Understanding PLA Properties - Everything Beginners Need to Know

Learn how PLA behaves, its strengths, limitations, and how to print with it successfully

PLA is usually the first filament beginners try. It prints at lower temperatures than other plastics, requires minimal bed heating, and produces decent results with minimal tweaking. But understanding its actual properties—rather than marketing hype—will save you frustration.

What PLA Actually Is

PLA (polylactic acid) is a thermoplastic made from renewable resources like corn starch or sugarcane. It’s biodegradable under industrial composting conditions, though regular landfills stay too cold for it to break down meaningfully.

For printing, what matters is this: PLA melts around 160-180°C. It shrinks minimally after cooling. It’s relatively stiff when solid. And unlike some materials, it doesn’t absorb moisture from the air—you don’t need a dry box for PLA storage.

Printing Temperature and Bed Heat

Standard PLA prints at nozzle temperatures between 190-220°C. Most brands cluster around 200-210°C.

Here’s the practical part: a heated bed helps but isn’t mandatory. Many printers run PLA at 20-30°C bed temperature, or even unheated beds. A warm bed (50-60°C) improves adhesion, especially on textured surfaces. If your first layer struggles, try warming the bed before buying a new textured plate.

Pro tip: Layer height matters more than temperature for PLA quality. A 0.12mm layer height looks noticeably better than 0.2mm, even if both temperatures are fine.

Why PLA Is Finicky About Speed

PLA has a narrow window between “prints well” and “clogs.” Print too fast (above 120mm/s for detailed models), and the plastic cools in the nozzle and hardens mid-extrusion. Print too slow, and heat creeps up the nozzle shaft, softening filament that hasn’t reached the heater block yet.

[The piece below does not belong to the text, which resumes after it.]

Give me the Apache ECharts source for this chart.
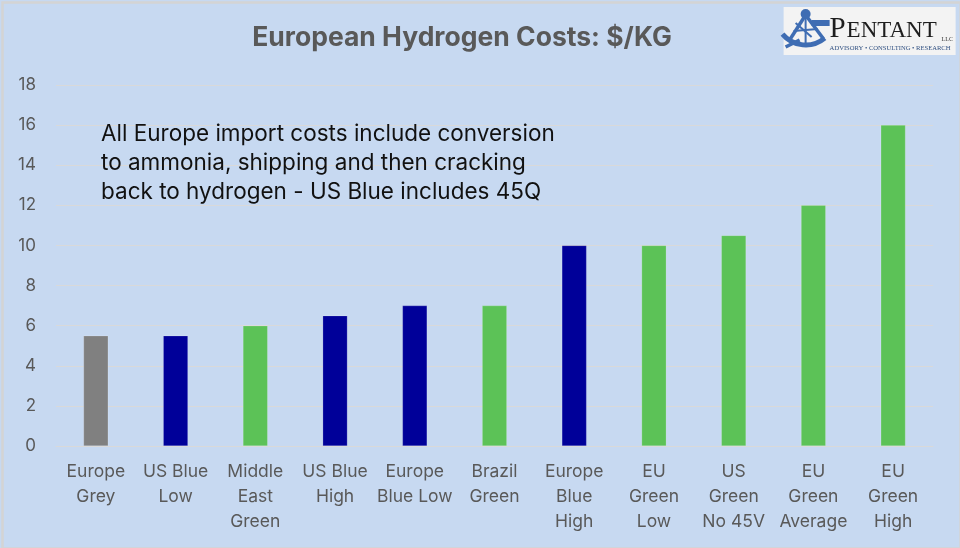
<!DOCTYPE html>
<html><head><meta charset="utf-8">
<script src="https://cdn.jsdelivr.net/npm/echarts@6/dist/echarts.min.js"></script>
<style>html,body{margin:0;padding:0;background:#fff}#c{width:960px;height:548px}</style>
</head><body><div id="c"></div>
<script>
// ---- data ----
const categories = ['Europe\nGrey','US Blue\nLow','Middle\nEast\nGreen','US Blue\nHigh','Europe\nBlue Low','Brazil\nGreen','Europe\nBlue\nHigh','EU\nGreen\nLow','US\nGreen\nNo 45V','EU\nGreen\nAverage','EU\nGreen\nHigh'];
const costs = [5.5, 5.5, 6, 6.5, 7, 7, 10, 10, 10.5, 12, 16];
const barTypes = ['grey','blue','green','blue','blue','green','blue','green','green','green','green'];
const yMin = 0, yMax = 18, yStep = 2;
const titleText = 'European Hydrogen Costs: $/KG';
const noteLines = ['All Europe import costs include conversion','to ammonia, shipping and then cracking','back to hydrogen - US Blue includes 45Q'];

// ---- styles ----
const typeColors = { grey: '#808080', blue: '#000099', green: '#5CC257' };
const FONT = 'Inter, "Open Sans", sans-serif';

const chart = echarts.init(document.getElementById('c'), null, { renderer: 'canvas' });
const seriesData = costs.map((v, i) => ({ value: v, itemStyle: { color: typeColors[barTypes[i]] } }));

const iconColor = '#3F6DB3';
chart.setOption({
  backgroundColor: '#C7D9F1',
  animation: false,
  title: {
    text: titleText, left: 457, top: 20, textAlign: 'center',
    textStyle: { fontFamily: FONT, fontSize: 26.5, fontWeight: 'bold', color: '#595959' }
  },
  grid: { left: 56, right: 27, top: 85, bottom: 102, containLabel: false },
  xAxis: {
    type: 'category', data: categories,
    axisLine: { show: true, lineStyle: { color: '#D9D9D9', width: 1 } },
    axisTick: { show: false },
    axisLabel: { interval: 0, margin: 13, fontFamily: FONT, fontSize: 17.5, lineHeight: 25, color: '#595959' }
  },
  yAxis: {
    type: 'value', min: yMin, max: yMax, interval: yStep,
    axisLine: { show: false }, axisTick: { show: false },
    splitLine: { lineStyle: { color: '#D9D9D9', width: 1 } },
    axisLabel: { margin: 20, fontFamily: FONT, fontSize: 17, color: '#595959' }
  },
  series: [{
    type: 'bar', data: seriesData, barWidth: '31%',
    itemStyle: { borderColor: 'rgba(255,255,255,0.35)', borderWidth: 0.5 }
  }],
  graphic: [
    { type: 'rect', left: 0, top: 0, z: 100, silent: true,
      shape: { x: 1, y: 1, width: 958, height: 546 },
      style: { fill: 'none', stroke: '#D4D4D4', lineWidth: 2.5 } },
    { type: 'text', left: 101, top: 120, z: 10,
      style: { text: noteLines.join('\n'), fontFamily: FONT, fontSize: 22.5, lineHeight: 29, fill: '#111111' } },
    // logo
    { type: 'group', left: 780, top: 7, z: 20, children: [
      { type: 'rect', shape: { x: 0, y: 0, width: 172, height: 48 }, style: { fill: '#F3F3F3' } },
      // sextant icon
      { type: 'arc', shape: { cx: 22, cy: 8, r: 30, startAngle: Math.PI * 0.28, endAngle: Math.PI * 0.78 },
        style: { stroke: iconColor, lineWidth: 5, fill: 'none' } },
      { type: 'line', shape: { x1: 22, y1: 8, x2: 6, y2: 33 }, style: { stroke: iconColor, lineWidth: 3.5 } },
      { type: 'line', shape: { x1: 22, y1: 8, x2: 40, y2: 32 }, style: { stroke: iconColor, lineWidth: 3.5 } },
      { type: 'line', shape: { x1: 22, y1: 8, x2: 22, y2: 38 }, style: { stroke: iconColor, lineWidth: 2 } },
      { type: 'line', shape: { x1: 10, y1: 24, x2: 34, y2: 22 }, style: { stroke: iconColor, lineWidth: 2 } },
      { type: 'line', shape: { x1: 12, y1: 16, x2: 28, y2: 30 }, style: { stroke: iconColor, lineWidth: 2 } },
      { type: 'circle', shape: { cx: 22, cy: 7, r: 5 }, style: { fill: iconColor } },
      { type: 'rect', shape: { x: 28, y: 13, width: 18, height: 6 }, style: { fill: iconColor } },
      { type: 'line', shape: { x1: 2, y1: 40, x2: 16, y2: 33 }, style: { stroke: iconColor, lineWidth: 3.5 } },
      { type: 'text', style: { x: 46, y: 8, text: 'P', fontFamily: '"Liberation Serif", serif', fontSize: 29, fill: '#1E1E1E' } },
      { type: 'text', style: { x: 63, y: 12, text: 'ENTANT', fontFamily: '"Liberation Serif", serif', fontSize: 23, fill: '#1E1E1E' } },
      { type: 'text', style: { x: 158, y: 29, text: 'LLC', fontFamily: '"Liberation Serif", serif', fontSize: 6, fill: '#333333' } },
      { type: 'text', style: { x: 46, y: 38, text: 'ADVISORY • CONSULTING • RESEARCH', fontFamily: '"Liberation Serif", serif', fontSize: 6.6, fill: '#2F4F80' } }
    ]}
  ]
});
</script>
</body></html>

This isn’t a PLA flaw—it’s physics. The material properties just don’t forgive careless settings the way PETG or ABS do.

Practical speeds:

  • Fine details, 0.4mm nozzle: 60-80mm/s
  • Normal prints: 80-120mm/s
  • Simple models: 120-150mm/s

These aren’t hard limits, but staying in these ranges reduces troubleshooting.

Strength and Brittleness Trade-Off

PLA is stiffer than PETG but more brittle. A PLA part can snap cleanly under sudden stress, while PETG bends first. For decorative prints, this doesn’t matter. For functional parts—hinges, clips, mechanical components—PETG usually outperforms PLA.

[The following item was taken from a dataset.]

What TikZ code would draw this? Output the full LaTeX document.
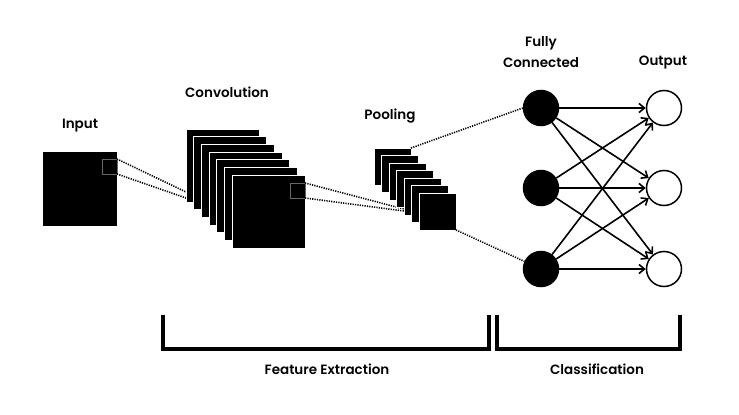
\documentclass[tikz,border=0pt]{standalone}
\usepackage{fontspec}
\setmainfont{Poppins}[BoldFont={Poppins SemiBold}]
\usetikzlibrary{arrows.meta}
\begin{document}
\begin{tikzpicture}[x=1pt,y=-1pt,
  fmap/.style={rectangle, fill=black, draw=white, line width=0.8pt, inner sep=0pt, outer sep=0pt, anchor=north west},
  patch/.style={rectangle, draw=black!60, line width=0.7pt, inner sep=0pt, outer sep=0pt, minimum size=15pt, anchor=north east},
  dots/.style={line width=1.6pt, dash pattern=on 1.2pt off 1.2pt},
  fc/.style={circle, fill=black, draw=black, line width=1.5pt, minimum size=35pt, inner sep=0pt},
  outn/.style={circle, fill=white, draw=black, line width=1.5pt, minimum size=35pt, inner sep=0pt},
  conn/.style={line width=1.6pt, -{Straight Barb[length=5.5pt,width=9pt]}},
  bracket/.style={line width=3.2pt, line cap=butt, line join=miter},
  lbl/.style={font=\fontsize{13.5}{16}\selectfont\bfseries, inner sep=0pt}]
\useasboundingbox (0,0) rectangle (739,415);
\fill[white] (0,0) rectangle (739,415);

% input
\node[rectangle, fill=black, minimum size=74pt, inner sep=0pt, outer sep=0pt, anchor=north west] (in) at (43,152) {};
\node[patch] (inp) at (117,159) {};
\coordinate (cv) at (232,214);
\draw[dots] (inp.north east) -- (cv);
\draw[dots] (inp.south east) -- (cv);

% convolution stack
\foreach \i in {0,...,6}
  \node[fmap, minimum size=73pt] (c\i) at ({186+7.67*\i},{129+7.67*\i}) {};
\node[patch] (cp) at (305,183) {};
\coordinate (pv) at (419,213);
\draw[dots] (cp.north east) -- (pv);
\draw[dots] (cp.south east) -- (pv);

% pooling stack
\foreach \i in {0,...,6}
  \node[fmap, minimum size=37pt] (p\i) at ({374+7.5*\i},{148+7.5*\i}) {};

% fully connected and output
\node[fc] (f1) at (541,108) {};
\node[fc] (f2) at (541,188) {};
\node[fc] (f3) at (541,269) {};
\node[outn] (o1) at (664,108) {};
\node[outn] (o2) at (664,188) {};
\node[outn] (o3) at (664,269) {};

\draw[dots] (p0.north east) -- (f1.west);
\draw[dots] (p6.south east) -- (f3);

\foreach \a in {1,2,3}
  \foreach \b in {1,2,3}
    \draw[conn] (f\a) -- (o\b);

% labels
\node[lbl] (tin) at (80,126) {Input};
\node[lbl] (tconv) at (227,92) {Convolution};
\node[lbl] (tpool) at (390,116) {Pooling};
\node[lbl] (tfully) at (541,43) {Fully};
\node[lbl] (tconn) at (541,63) {Connected};
\node[lbl] (tout) at (663,63) {Output};

% brackets
\draw[bracket] (163,315) -- (163,349) -- (489,349) -- (489,315);
\draw[bracket] (497,315) -- (497,349) -- (680,349) -- (680,315);
\node[lbl] (tfe) at (327,369) {Feature Extraction};
\node[lbl] (tcl) at (597,369) {Classification};
\end{tikzpicture}
\end{document}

The brittleness increases at cooler temperatures. A PLA hinge works fine in heated rooms but becomes fragile in a cold garage.

Moisture and Storage

Unlike nylon or ASA, PLA doesn’t absorb ambient moisture. You can store it in a normal sealed bag indefinitely without a desiccant. If you leave filament in a humid room for months, it still prints fine—just not optimally.

However, wet PLA (direct contact with water) produces weak prints with surface bubbling. If filament gets wet, dry it in a low oven (60°C, about 4 hours) before printing.

Color and Finish

PLA comes in every color imaginable. Basic colors are consistent across brands. Specialty colors—metallics, silk finishes, translucent—vary wildly in actual properties. A metallic PLA from one maker might print 20°C hotter than natural PLA from the same brand.

Test before committing to a big print.

Common Mistakes

Thinking hotter = better. Higher temperatures actually increase stringing, oozing, and clogging risk with PLA. If it prints well at 200°C, going to 210°C makes things worse.

Cooling too fast. PLA benefits from passive cooling. An active cooling fan (when printing) helps prevent overhanging layers from drooping, but ramming it with maximum fan speed before the layer solidifies causes warping and layer separation.

Expecting perfect strength. PLA isn’t weak, but it’s not a structural material. Don’t rely on 3D-printed PLA brackets for load-bearing parts unless you understand the failure mode.

When to Use PLA vs. Other Materials

PLA works great for:

  • Display models and decorations
  • Educational prints
  • Prototypes for visual testing
  • Simple mechanical parts in ambient temperature

Avoid PLA for:

  • Outdoor parts (UV degrades it)
  • Hot environments (softens above 50°C)
  • High-stress components
  • Items that need to bend repeatedly

The key to PLA is respecting its limits without fear. It’s not the easiest material (that’s debatable), but it’s predictable once you understand what it’s actually doing in the nozzle and on the bed. Print slow for details, keep temperatures moderate, and you’ll get reliable results.